Il sottosegretario all’Agricoltura, Giuseppe Castiglione, coinvolto nell’inchiesta sul Cara di Mineo, è salvo. Ma nel Partito democratico si amplificano le divisioni tra maggioranza renziana e le correnti di minoranza. Perché se l’Aula di Montecitorio, grazie al voto decisivo dei deputati del Pd, ha respinto tutte le mozioni di sfiducia-censura nei confronti dell’esponente del governo, non sono mancate polemiche all’interno del partito del premier.
La seduta è stata infatti preceduta da una riunione del gruppo dem della Camera, durante la quale il presidente Ettore Rosato, dopo aver chiarito la posizione del partito, ha chiesto ai presenti di votare contro tutte le mozioni (presentate da M5S, Sel e Lega Nord). E’ a questo punto che il bersaniano Alfredo D’Attorre (nella foto con Pippo Civati) ha preso la parola dichiarandosi contrario all’indicazione del capogruppo e annunciando che non avrebbe votato contro le richieste di dimissioni di Castiglione. «Penso che sia stato un errore arrivare a questo punto e mettere la Camera e, in particolare, il gruppo del Pd nelle condizioni di dover votare contro la richiesta di dimissioni di Castiglione – conferma l’esponente della minoranza dem a ilfattoquotidiano.it –. Sarebbe stata necessaria un’iniziativa politica per giungere ad un passo indietro di Castiglione sulla base di un elementare principio di opportunità politica». Insomma, sulla questione morale, ancora una volta, emergono due visioni contrapposte all’interno del Partito democratico. «Qui non c’entra nulla il garantismo e la presunzione di innocenza che naturalmente, a norma di costituzione, valgono per tutti i cittadini – aggiunge D’Attorre –. Invece, un politico e un membro del governo, nel momento in cui è sottoposto ad indagini e ad addebiti così gravi è chiamato a fare un doveroso passo indietro in attesa di un chiarimento sul piano giudiziario. Personalmente penso che sia un errore per il Pd attestarsi su una posizione diversa».
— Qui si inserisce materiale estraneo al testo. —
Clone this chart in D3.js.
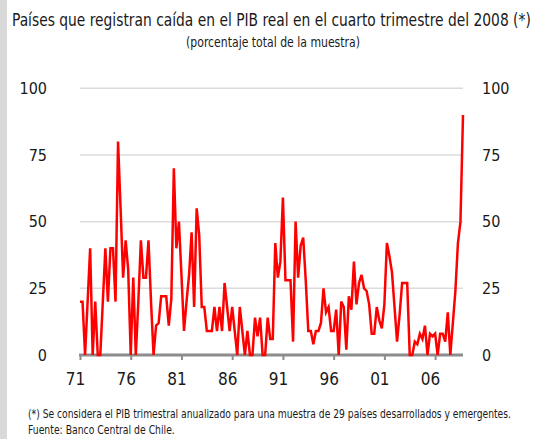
<!DOCTYPE html>
<html>
<head>
<meta charset="utf-8">
<script src="https://cdn.jsdelivr.net/npm/d3@7/dist/d3.min.js"></script>
<style>
  body { margin: 0; background: #fff; }
  svg text { font-family: "Liberation Sans Narrow", "DejaVu Sans Condensed", "Arial Narrow", sans-serif; fill: #1a1a1a; }
</style>
</head>
<body>
<svg id="chart" width="544" height="439"></svg>
<script>
// quarterly share of countries with falling GDP, 1971 Q1 .. 2008 Q4
var startYear = 1971;
var shareValues = [
  20, 20, 0, 20, 40, 0, 20, 0, 0, 20,
  40, 20, 40, 40, 20, 80, 55, 29, 43, 32,
  0, 29, 0, 20, 43, 29, 29, 43, 20, 0,
  11, 12, 22, 22, 22, 11, 21, 70, 40, 50,
  30, 9, 20, 30, 46, 18, 55, 45, 18, 18,
  9, 9, 9, 18, 9, 18, 9, 27, 18, 9,
  18, 9, 0, 18, 9, 0, 9, 0, 0, 14,
  7, 14, 0, 0, 14, 6, 6, 42, 29, 35,
  59, 28, 28, 28, 5, 50, 29, 41, 44, 28,
  9, 9, 4, 9, 9, 12, 25, 16, 18, 9,
  9, 17, 0, 20, 18, 2, 22, 17, 35, 19,
  27, 30, 25, 24, 19, 8, 8, 18, 13, 10,
  19, 42, 37, 31, 18, 5, 15, 27, 27, 27,
  0, 0, 5, 4, 8, 6, 11, 0, 8, 7,
  8, 0, 8, 8, 5, 16, 0, 12, 24, 42,
  50, 90
];
var tickYears = [1971, 1976, 1981, 1986, 1991, 1996, 2001, 2006];
var tickLabels = ["71", "76", "81", "86", "91", "96", "01", "06"];
var yTicks = [0, 25, 50, 75, 100];

var titleText = "Países que registran caída en el PIB real en el cuarto trimestre del 2008 (*)";
var subtitleText = "(porcentaje total de la muestra)";
var noteLines = [
  "(*) Se considera el PIB trimestral anualizado para una muestra de 29 países desarrollados y emergentes.",
  "Fuente: Banco Central de Chile."
];

var svg = d3.select("#chart");

// squeeze a text horizontally so it looks like the narrow font of the original
function narrow(sel, x0, y0, factor) {
    sel.attr("transform", "translate(" + x0 + "," + y0 + ") scale(" + factor + ",1)");
}

// grey strip on the left edge
svg.append("rect").attr("x", 0).attr("y", 0).attr("width", 7).attr("height", 439).attr("fill", "#d9d9d9");

var plot_data = shareValues.map(function (v, i) { return [startYear + i / 4, v]; });

var x = d3.scaleLinear()
    .domain([startYear, startYear + (shareValues.length - 1) / 4])
    .range([80, 463]);
var y = d3.scaleLinear().domain([0, 100]).range([355, 88.3]);

// gridlines
svg.append("g").selectAll("line")
    .data(yTicks.filter(function (d) { return d > 0; }))
    .enter().append("line")
    .attr("x1", 80).attr("x2", 463)
    .attr("y1", function (d) { return y(d); })
    .attr("y2", function (d) { return y(d); })
    .attr("stroke", "#dcdcdc")
    .attr("stroke-width", 1.5);

// y labels, both sides
svg.append("g").selectAll("text")
    .data(yTicks).enter().append("text")
    .attr("x", 47)
    .attr("y", function (d) { return y(d); })
    .attr("dy", "0.35em")
    .attr("text-anchor", "end")
    .attr("font-size", 16)
    .text(function (d) { return d; });

svg.append("g").selectAll("text")
    .data(yTicks).enter().append("text")
    .attr("x", 482)
    .attr("y", function (d) { return y(d); })
    .attr("dy", "0.35em")
    .attr("font-size", 16)
    .text(function (d) { return d; });

// x axis
var xAxis = d3.axisBottom(x)
    .tickValues(tickYears)
    .tickSize(5)
    .tickSizeOuter(0)
    .tickFormat(function (d, i) { return tickLabels[i]; });

var gx = svg.append("g")
    .attr("transform", "translate(0," + y(0) + ")")
    .call(xAxis);
gx.select(".domain").attr("stroke", "#8c8c8c").attr("stroke-width", 3)
    .attr("d", "M" + (x.range()[0] - 1) + ",0H" + x.range()[1]);
gx.selectAll(".tick line").attr("stroke", "#8c8c8c").attr("stroke-width", 2);
gx.selectAll(".tick text")
    .attr("font-size", 17)
    .attr("font-family", null)
    .attr("fill", "#1a1a1a")
    .attr("x", -5)
    .attr("y", 18);

// line
var line = d3.line()
    .x(function (d) { return x(d[0]); })
    .y(function (d) { return y(d[1]); });

svg.append("path")
    .datum(plot_data)
    .attr("fill", "none")
    .attr("stroke", "#ff0000")
    .attr("stroke-width", 2.5)
    .attr("d", line);

// title, subtitle and notes
var title = svg.append("text")
    .attr("font-size", 18)
    .text(titleText);
narrow(title, 12, 25.5, 519 / title.node().getComputedTextLength());

var sub = svg.append("text")
    .attr("text-anchor", "middle")
    .attr("font-size", 13.5)
    .text(subtitleText);
narrow(sub, 273, 46.5, 174 / sub.node().getComputedTextLength());

svg.append("g").selectAll("text")
    .data(noteLines).enter().append("text")
    .attr("font-size", 12)
    .text(function (d) { return d; })
    .each(function (d, i) {
        var t = d3.select(this);
        narrow(t, 28, 418 + i * 16, i === 0 ? 484 / this.getComputedTextLength() : 0.86);
    });
</script>
</body>
</html>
Come D’Attorre, anche altri esponenti della minoranza interna non hanno preso parte al voto. Senza conseguenze, visto l’esito della seduta. Ma di certo si tratta di un ulteriore motivo di frizione all’interno del Pd alla vigilia dell’esame di due provvedimenti importanti come la riforma della scuola e quella della Costituzione. Con quali effetti sui traballanti equilibri della maggioranza è difficile da prevedere.